ONE of the cool things about hanging around a place like Harvard, where I have been a professor for almost 30 years, is that you get to meet some supertalented people long before the world recognizes their talents. I had a vivid reminder of this just a few days ago, when President Obama appointed Jason Furman as chairman of the Council of Economic Advisers, a position that I held under George W. Bush.
Jason was once a student of mine at Harvard. As the president noted in announcing the appointment, I was chairman of Jason’s Ph.D. dissertation committee. He and I have remained friends ever since.
In Washington these days, comity between Republicans and Democrats is rare. Yet my relationship with Jason has never been hampered by our differing political affiliations.
During the campaign of 2004, I was part of the Bush administration and he was working for two Democratic candidates, first for Wesley K. Clark in the primary season and then for John Kerry during the general election. Yet the fact that our bosses were steeped in a political battle at the highest level did not stop us from enjoying regular dinners together. For me, and I suspect for Jason as well, friendship trumps politics.
Our friendship is based in part on the common bond of all economists. The field of economics offers a lens through which to view the world. For those who buy into it and pursue it as a career, it provides a foundation of a personal and political philosophy. It forever sets you apart — for better or worse — from mere muggles.
For economists working for politicians, as both Jason and I have, there is an inevitable tension between where the logic of the discipline leads you and what your political allies would like to hear.
In my case, one example is the gasoline tax. I have long advocated higher taxes on gasoline as a way to correct for the adverse side effects of driving, such as congestion, accidents and carbon emissions.
Yet this is not a message that most elected Republicans are ready to embrace. It dilutes the Republican message of being the party against higher taxes. Moreover, among the general public, the idea of raising the gasoline tax fares especially badly in polls, despite arguments from me and many other economists.
In Jason’s case, an issue on which he parts ways with many of his political allies concerns the retailing giant Wal-Mart. Unions are traditional supporters of the Democratic Party, and over the years they have often been critical of Wal-Mart’s business practices.
Yet in a 2005 study, titled “Wal-Mart: A Progressive Success Story,” Jason concluded that the criticism was mostly off the mark. “By acting in the interests of its shareholders,” he wrote, “Wal-Mart has innovated and expanded competition, resulting in huge benefits for the American middle class and even proportionately larger benefits for moderate-income Americans.”
He did not reference Adam Smith’s metaphor of the invisible hand, but the logic follows directly from it. The Walton family may have started its business to become rich, and it succeeded in doing so, but the normal forces of free markets have spread the benefits of its efforts more widely.

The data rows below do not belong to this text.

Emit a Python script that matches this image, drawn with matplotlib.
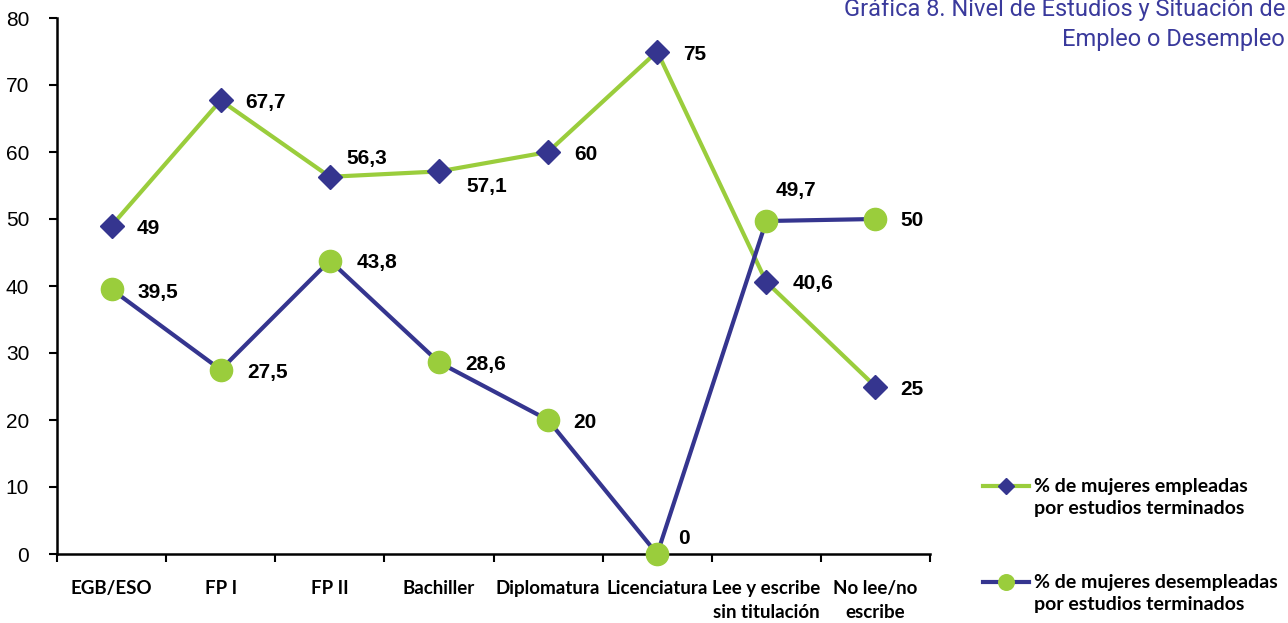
import matplotlib
matplotlib.use('Agg')
import matplotlib.pyplot as plt
from matplotlib.legend_handler import HandlerLine2D
import numpy as np

categorias = ['EGB/ESO', 'FP I', 'FP II', 'Bachiller', 'Diplomatura', 'Licenciatura',
              'Lee y escribe\nsin titulación', 'No lee/no\nescribe']
empleadas = [49, 67.7, 56.3, 57.1, 60, 75, 40.6, 25]
desempleadas = [39.5, 27.5, 43.8, 28.6, 20, 0, 49.7, 50]
lbl_emp = ['49', '67,7', '56,3', '57,1', '60', '75', '40,6', '25']
lbl_des = ['39,5', '27,5', '43,8', '28,6', '20', '0', '49,7', '50']

verde = '#9acd3c'
azul = '#35358f'

# label offsets (pixels) from each point
off_emp = [(25, -3), (25, -2), (17, 18), (27, -15), (26, -2), (26, -3), (26, -2), (25, -3)]
off_des = [(26, -3), (27, -3), (27, -2), (26, -2), (25, -2), (21, 16), (9, 31), (25, -2)]


class HandlerArriba(HandlerLine2D):
    # puts the legend line next to the first text line
    def create_artists(self, legend, orig_handle, xdescent, ydescent, width, height,
                       fontsize, trans):
        return super().create_artists(legend, orig_handle, xdescent, ydescent - 16.5,
                                      width, height, fontsize, trans)


fig = plt.figure(figsize=(12.88, 6.23), dpi=100)
ax = fig.add_axes([57/1288, 1-554/623, (930-57)/1288, (554-18)/623])

x = np.arange(len(categorias))
l1, = ax.plot(x, empleadas, color=verde, lw=3, marker='D', ms=12,
              mfc=azul, mec=azul, label='% de mujeres empleadas\npor estudios terminados', zorder=3)
l2, = ax.plot(x, desempleadas, color=azul, lw=3, marker='o', ms=16,
              mfc=verde, mec=verde, label='% de mujeres desempleadas\npor estudios terminados', zorder=3)

for xi, v, t, o in zip(x, empleadas, lbl_emp, off_emp):
    ax.annotate(t, (xi, v), xytext=o, textcoords='offset pixels', ha='left', va='center',
                fontsize=15, fontweight='bold', family='Liberation Sans')
for xi, v, t, o in zip(x, desempleadas, lbl_des, off_des):
    ax.annotate(t, (xi, v), xytext=o, textcoords='offset pixels', ha='left', va='center',
                fontsize=15, fontweight='bold', family='Liberation Sans')

ax.set_xlim(-0.5, 7.5)
ax.set_ylim(0, 80)
ax.set_yticks(range(0, 81, 10))
ax.set_yticklabels([str(v) for v in range(0, 81, 10)], fontsize=15, family='Liberation Sans')
ax.set_xticks(np.arange(-0.5, 8, 1))
ax.set_xticklabels([])
ax.set_xticks(x, minor=True)
ax.set_xticklabels(categorias, minor=True, fontsize=13.5, fontweight='bold', family='Lato',
                   va='top', linespacing=1.45)
ax.tick_params(axis='x', which='minor', length=0, pad=19)
ax.tick_params(axis='x', which='major', length=6, width=1.5, direction='out')
ax.tick_params(axis='y', length=6, width=1.5, direction='out', pad=14)
for s in ['top', 'right']:
    ax.spines[s].set_visible(False)
for s in ['left', 'bottom']:
    ax.spines[s].set_linewidth(1.8)
for ln in ax.lines:
    ln.set_clip_on(False)

leg = fig.legend(loc='upper left', bbox_to_anchor=(975/1288, 1-470/623), frameon=False,
                 prop={'family': 'Lato', 'weight': 'bold', 'size': 14}, labelspacing=2.9,
                 handlelength=2.4, handletextpad=0.25, borderaxespad=0, markerscale=0.7,
                 handler_map={l1: HandlerArriba(), l2: HandlerArriba()})
for t in leg.get_texts():
    t.set_linespacing(1.4)

fig.text(1285/1288, 1-46/623, 'Gráfica 8. Nivel de Estudios y Situación de\nEmpleo o Desempleo',
         ha='right', va='baseline', fontsize=17, color='#3a3a9c', family='Roboto',
         linespacing=1.38, multialignment='right')

fig.savefig('out.png', dpi=100)
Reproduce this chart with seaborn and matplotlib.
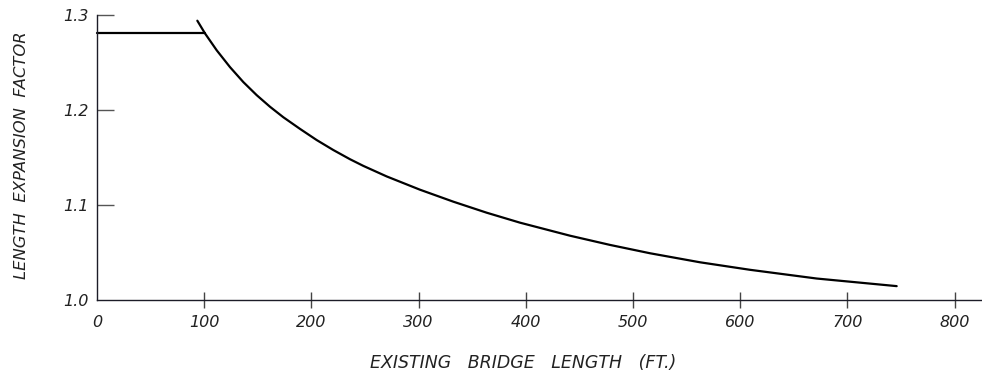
import matplotlib
matplotlib.use("Agg")
import matplotlib.pyplot as plt
import seaborn as sns

# values
flat_x = [0, 100.7]
flat_y = [1.281, 1.281]

curve_x = [93.6, 100.7, 111.7, 124.1, 136.5, 149.0, 161.4, 173.8, 189.4, 204.9,
           220.4, 236.0, 248.4, 270.2, 301.3, 332.4, 363.5, 394.6, 441.2, 478.5,
           515.9, 562.5, 609.1, 671.4, 746.0]
curve_y = [1.2940, 1.2807, 1.2628, 1.2451, 1.2294, 1.2156, 1.2034, 1.1924, 1.1801, 1.1684,
           1.1579, 1.1482, 1.1412, 1.1301, 1.1161, 1.1035, 1.0919, 1.0814, 1.0677, 1.0580,
           1.0492, 1.0397, 1.0318, 1.0226, 1.0146]

x_ticks = [0, 100, 200, 300, 400, 500, 600, 700, 800]
y_ticks = [1.0, 1.1, 1.2, 1.3]
y_tick_labels = ["1.0", "1.1", "1.2", "1.3"]

sns.set_style("white")
plt.rcParams['font.family'] = ['DejaVu Sans']

fig = plt.figure(figsize=(9.82, 3.88), dpi=100)
ax = fig.add_axes([97 / 982, 1 - 300 / 388, 885 / 982, 285 / 388])

sns.lineplot(x=flat_x, y=flat_y, ax=ax, color="black", linewidth=1.6, clip_on=False)
sns.lineplot(x=curve_x, y=curve_y, ax=ax, color="black", linewidth=1.6, clip_on=False)

ax.set_xlim(0, 825.6)
ax.set_ylim(1.0, 1.3)

for side in ["top", "right"]:
    ax.spines[side].set_visible(False)
for side in ["left", "bottom"]:
    ax.spines[side].set_color("#1c1c28")
    ax.spines[side].set_linewidth(1.0)

ax.set_xticks(x_ticks)
ax.set_xticklabels([str(v) for v in x_ticks], fontsize=11.5, style="italic", color="#222222")
ax.set_yticks(y_ticks)
ax.set_yticklabels(y_tick_labels, fontsize=11.5, style="italic", color="#222222")

ax.tick_params(axis="x", bottom=True, direction="inout", length=11, width=1.0,
               color="#444444", pad=5)
ax.tick_params(axis="y", left=True, direction="in", length=12, width=1.0,
               color="#555555", pad=6)
ax.xaxis.get_major_ticks()[0].tick1line.set_visible(False)
ax.yaxis.get_major_ticks()[0].tick1line.set_visible(False)

ax.set_xlabel("EXISTING   BRIDGE   LENGTH   (FT.)", fontsize=12.5, style="italic", color="#222222")
ax.xaxis.set_label_coords((523 - 97) / 885, -63 / 285)
ax.set_ylabel("LENGTH  EXPANSION  FACTOR", fontsize=11.8, style="italic", color="#222222")
ax.yaxis.set_label_coords((22 - 97) / 885, (300 - 155) / 285)
ax.xaxis.label.set_va("center")
ax.yaxis.label.set_va("center")

fig.savefig("out.png", dpi=100)
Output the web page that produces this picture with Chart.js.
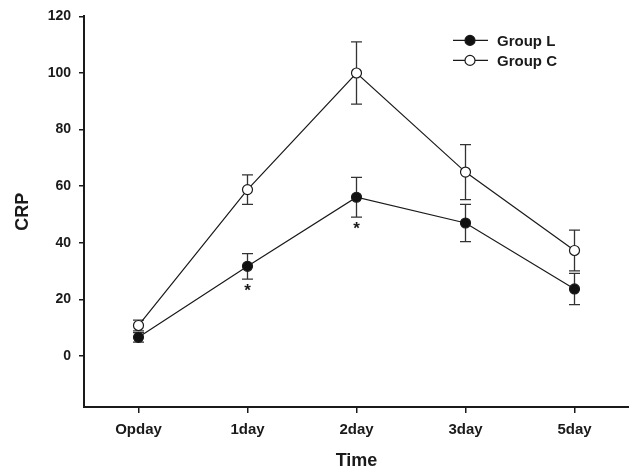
<!DOCTYPE html>
<html>
<head>
<meta charset="utf-8">
<script src="https://cdn.jsdelivr.net/npm/chart.js@4/dist/chart.umd.min.js"></script>
<style>
	html, body { margin: 0; padding: 0; background: #fff; }
	canvas { display: block; }
</style>
</head>
<body>
<canvas id="chart" width="629" height="472"></canvas>
<script>
// CRP の推移（平均値 ± 誤差）
const days = ['Opday', '1day', '2day', '3day', '5day'];
const groupL = [6.6, 31.7, 56.1, 47.0, 23.7];
const groupLErr = [1.7, 4.5, 7.0, 6.6, 5.5];
const groupC = [10.8, 58.8, 100.0, 65.0, 37.3];
const groupCErr = [1.9, 5.2, 11.0, 9.7, 7.2];
const yTicks = [0, 20, 40, 60, 80, 100, 120];
// 有意差あり（Group L の下に * を付ける）
const starDays = ['1day', '2day'];

const FONT = "Arial, 'Liberation Sans', sans-serif";
const INK = '#1a1a1a';

/**
 * エラーバー・アスタリスク・凡例を描くプラグイン
 */
const extras = {
	id: 'extras',
	beforeDatasetsDraw(chart) {
		let ctx = chart.ctx;
		let y = chart.scales.y;
		ctx.save();
		ctx.strokeStyle = '#333';
		ctx.lineWidth = 1.3;
		chart.data.datasets.forEach((ds, i) => {
			let meta = chart.getDatasetMeta(i);
			meta.data.forEach((pt, j) => {
				let hi = y.getPixelForValue(ds.data[j] + ds.err[j]);
				let lo = y.getPixelForValue(ds.data[j] - ds.err[j]);
				ctx.beginPath();
				ctx.moveTo(pt.x, hi); ctx.lineTo(pt.x, lo);
				ctx.moveTo(pt.x - 5.5, hi); ctx.lineTo(pt.x + 5.5, hi);
				ctx.moveTo(pt.x - 5.5, lo); ctx.lineTo(pt.x + 5.5, lo);
				ctx.stroke();
			});
		});
		ctx.restore();
	},
	afterDatasetsDraw(chart) {
		let ctx = chart.ctx;
		let x = chart.scales.x;
		let y = chart.scales.y;
		ctx.save();
		ctx.fillStyle = INK;
		ctx.font = 'bold 17px ' + FONT;
		ctx.textAlign = 'center';
		ctx.textBaseline = 'middle';
		starDays.forEach(d => {
			let j = days.indexOf(d);
			let px = x.getPixelForValue(j);
			let py = y.getPixelForValue(groupL[j] - groupLErr[j]) + 12;
			ctx.fillText('*', px, py);
		});

		// 凡例
		let area = chart.chartArea;
		let lx = area.right - 176;
		let ly = area.top + 24;
		chart.data.datasets.forEach((ds, i) => {
			let cy = ly + i * 20;
			ctx.strokeStyle = INK;
			ctx.lineWidth = 1.2;
			ctx.beginPath();
			ctx.moveTo(lx, cy); ctx.lineTo(lx + 35, cy);
			ctx.stroke();
			ctx.beginPath();
			ctx.arc(lx + 17, cy, 5, 0, Math.PI * 2);
			ctx.fillStyle = ds.pointBackgroundColor;
			ctx.fill();
			ctx.stroke();
			ctx.fillStyle = INK;
			ctx.font = 'bold 15px ' + FONT;
			ctx.textAlign = 'left';
			ctx.fillText(ds.label, lx + 44, cy + 1);
		});
		ctx.restore();
	}
};

function series(label, values, errs, fill) {
	return {
		label: label,
		data: values,
		err: errs,
		borderColor: INK,
		borderWidth: 1.2,
		tension: 0,
		pointRadius: 5,
		pointHoverRadius: 5,
		pointBorderWidth: 1.2,
		pointBorderColor: INK,
		pointBackgroundColor: fill
	};
}

let config = {
	type: 'line',
	data: {
		labels: days,
		datasets: [
			series('Group L', groupL, groupLErr, '#111'),
			series('Group C', groupC, groupCErr, '#fff')
		]
	},
	options: {
		responsive: false,
		devicePixelRatio: 1,
		animation: false,
		layout: { autoPadding: false, padding: { top: 15, right: 0, left: 0, bottom: 0 } },
		plugins: {
			legend: { display: false },
			tooltip: { enabled: false }
		},
		scales: {
			x: {
				offset: true,
				grid: { drawOnChartArea: false, tickLength: 6, color: INK, lineWidth: 1.5 },
				border: { color: INK, width: 2 },
				ticks: { color: INK, padding: 8, font: { family: FONT, size: 15, weight: 'bold' } },
				title: {
					display: true, text: 'Time', color: INK,
					font: { family: FONT, size: 18, weight: 'bold' },
					padding: { top: 0, bottom: 0 }
				},
				afterFit: s => { s.height = 65; s.paddingLeft = 0; s.paddingRight = 0; }
			},
			y: {
				min: -18,
				max: 120,
				afterBuildTicks: s => { s.ticks = yTicks.map(v => ({ value: v })); },
				grid: { drawOnChartArea: false, tickLength: 5, color: INK, lineWidth: 1.5 },
				border: { color: INK, width: 2 },
				ticks: { color: INK, padding: 8, font: { family: FONT, size: 14, weight: 'bold' } },
				title: {
					display: true, text: 'CRP', color: INK,
					font: { family: FONT, size: 18, weight: 'bold' },
					padding: { top: 12, bottom: 0 }
				},
				afterFit: s => { s.width = 84; }
			}
		}
	},
	plugins: [extras]
};

let myChart = new Chart(document.getElementById('chart').getContext('2d'), config);
</script>
</body>
</html>
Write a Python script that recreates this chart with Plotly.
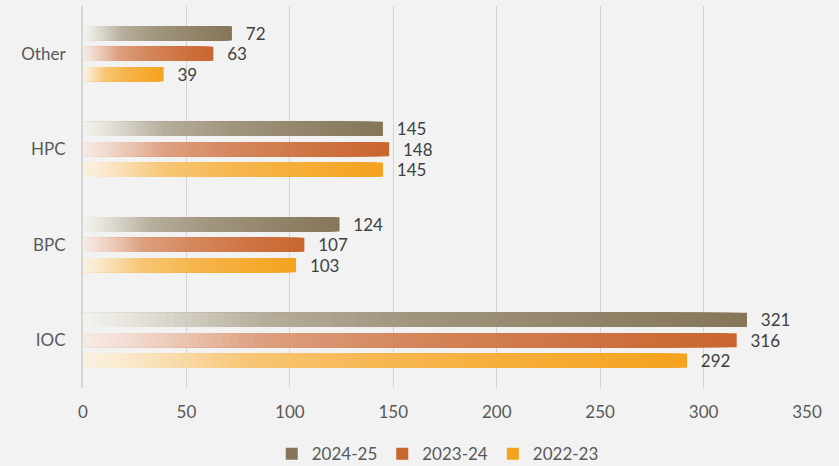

A NATURAL question is how, if Jason and I come from the same intellectual tradition, we ended up working for different political parties. I have never discussed this explicitly with him, but I doubt that there is a simple answer. So let me suggest three.
Arthur M. Okun, who served under President Lyndon B. Johnson as chairman of the Council of Economic Advisers, wrote that the big trade-off faced by society is between equality and efficiency. We can redistribute income to give everyone a more equal slice of the economic pie, but as we do so we blunt work incentives and the economic pie shrinks, he said. From this perspective, the Democrats are the party of more equality, and the Republicans are the party of more efficiency.
Another view is that the important tradeoff is between community and liberty. As members of society, we have goals we want to achieve with others. But as we reach those shared goals, we are asked to sacrifice some personal freedoms. From this perspective, the Democrats are the party that emphasizes communal values, and the Republicans are the party that emphasizes individual liberty.
Finally, there is the issue of how much one trusts centralized governmental power. Democrats tend to want to expand the scope of the federal government to improve the lives of the citizenry, while Republicans are more fearful that centralized power leads to abuse and lack of accountability.
These three answers go a long way to explaining, for example, why Jason and I disagreed on President Obama’s health care reform. Jason saw it as a proper expansion of government’s role to promote the community value that everyone should have access to affordable health insurance. I saw it as a risky expansion of government’s power that reduces individual freedom, dulls incentives and will likely lead to a host of unintended consequences.
On health care, and many other public policy discussions, there is room for reasonable people to disagree. I don’t expect to agree with all the advice my friend will give the president in the years to come. But I am confident that the nation will be better off for Jason’s having the president’s ear.
N. Gregory Mankiw is a professor of economics at Harvard.